Prove that among any 100 integers there are always two whose difference is divisible by...

Step 1
Let $r_i$ be the remainder when the i-th integer in our list is divided by 99.
There are only 99 conceivable remainders, the numbers 0 to 98.
Step 2
Since there are 100 integers in our list, and only 99 conceivable remainders, there must be two different numbers in our list which have the same remainder. This is a consequence of the Pigeonhole Principle, but the fact is clear even without a name for it.

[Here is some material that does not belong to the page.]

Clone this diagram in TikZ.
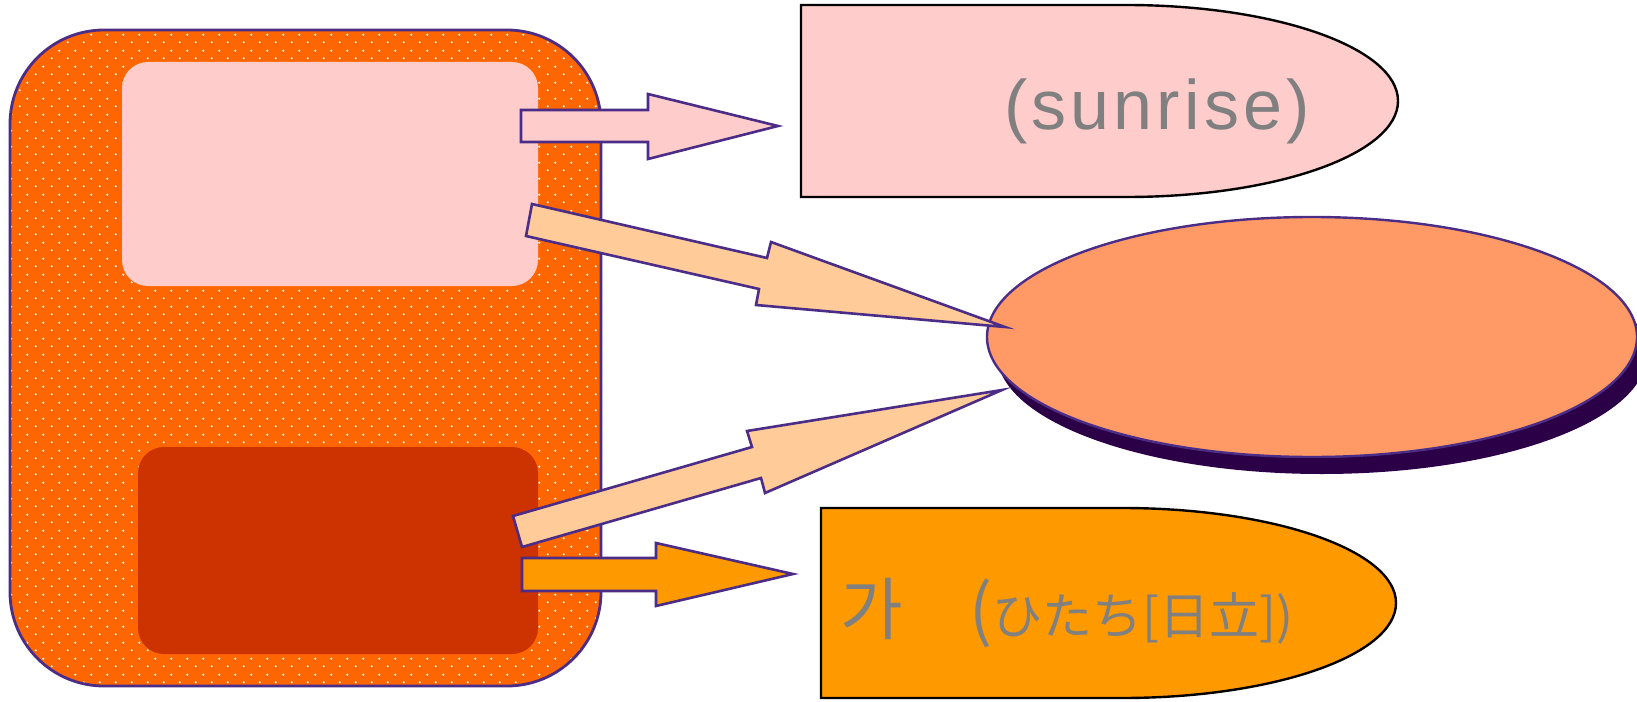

Finally, if two numbers have the same remainder on division by 99, their difference is divisible by 99.

Step 1
Here's a proof requiring no knowledge of division or remainders. Suppose a counterexample exists, i.e. there are 100 integers ${\mathrm{a}}_1,\dots ,{\mathrm{a}}_{100}$ such that $\mathrm{i}\ne \mathrm{j}\Rightarrow 99\nmid {\mathrm{a}}_{\mathrm{i}}-{\mathrm{a}}_{\mathrm{j}}.$. Then they are distinct, so we may index them so that they're strictly ordered ${\mathrm{a}}_1<{\mathrm{a}}_2<\dots <{\mathrm{a}}_{100}.$. Now if ${\mathrm{a}}_{100}\ge {\mathrm{a}}_1+99$ then by replacing ${\mathrm{a}}_{100}$ by ${\mathrm{a}}_{100}-99$ and reordering we obtain a new counterexample of smaller interval length ($=max-min+1$), since the new sequence has the same min, by ${\mathrm{a}}_{100}-99\ge {\mathrm{a}}_1,$, but has smaller max ${\mathrm{a}}_{99}<{\mathrm{a}}_{100},$, and the new sequence remains a counterexample, since $99\mid {\mathrm{a}}^{\prime }-\mathrm{a}⟺99\mid {\mathrm{a}}^{\prime }-(\mathrm{a}-99).$.
Step 2
Thus the least length counterexample must have length $\le 99,$, hence its 100 integers all lie in the length 99 interval of consecutive integers ${\mathrm{a}}_1,{\mathrm{a}}_1+1,\dots ,{\mathrm{a}}_1+98.$. Therefore, by the pigeonhole (box) principle, two of the integers are equal, a contradiction.